Die Welt glaubt alles zu wissen über dieses Land, doch nur die wenigsten kennen es: von der Fläche wie Oberösterreich, von der Einwohnerzahl wie Wien, vom Selbstverständnis wie Monaco und Las Vegas zusammen. Das mag verstörend und wenig charmant anmuten. Aber wer sagt, dass es einem Katarer beim erstmaligen Anblick von Wiener Neustadt oder Kapfenberg nicht ähnlich ergeht?

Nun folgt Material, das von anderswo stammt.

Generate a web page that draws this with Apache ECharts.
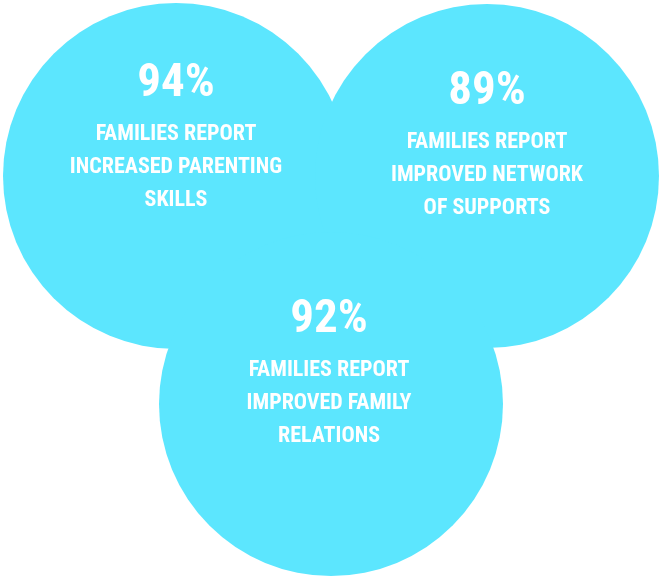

Zu reich, zu vereinnahmend, zu künstlich lauten die Vorurteile des Westens. Und auf den ersten Blick lassen die sich auch wunderbar bestätigen: Allein für die zweitägige Auslosung der Handball-WM im Juli 2014 stand den Organisatoren aus Katar ein gleich hohes Budget zur Verfügung wie dem deutschen Handball-Bund für die Ausrichtung der gesamten Endrunde 2007.
Keine Einschränkungen
Schon bald will Katar zur Weltmacht im Sport aufgestiegen sein. Die Handball-WM ist da bestenfalls ein kleiner Zwischenschritt, eine willkommene Übung. Weil die Konkurrenz aus Nah (Dubai, Abu Dhabi) und Fern (Russland, Südkorea) groß und kaum weniger potent ist, setzt Katar mit der Hauptstadt Doha Maßstäbe. In Kooperation mit der ebenfalls in der Kritik stehenden Internationalen Handball-Föderation luden die Organisatoren Hunderte Fans und Dutzende Medienvertreter ein. Auch Teile der KURIER-Reise wurden auf diese Weise organisiert, so ehrlich wollen wir sein. Erkaufte Berichterstattung, aber nicht ausschließlich positive, da es weder Auflagen noch Einschränkungen gab. Das ist Katars Mächtigen durchaus bewusst. Sie werden sich Fragen gefallen lassen müssen: zu den Stadionarbeitern, zur Demokratie, zur Nachhaltigkeit.
Das funkelnde Katar wird in den kommenden zwei Wochen grell ausgeleuchtet werden – und wohl dennoch weiterhin ein Widerspruch bleiben.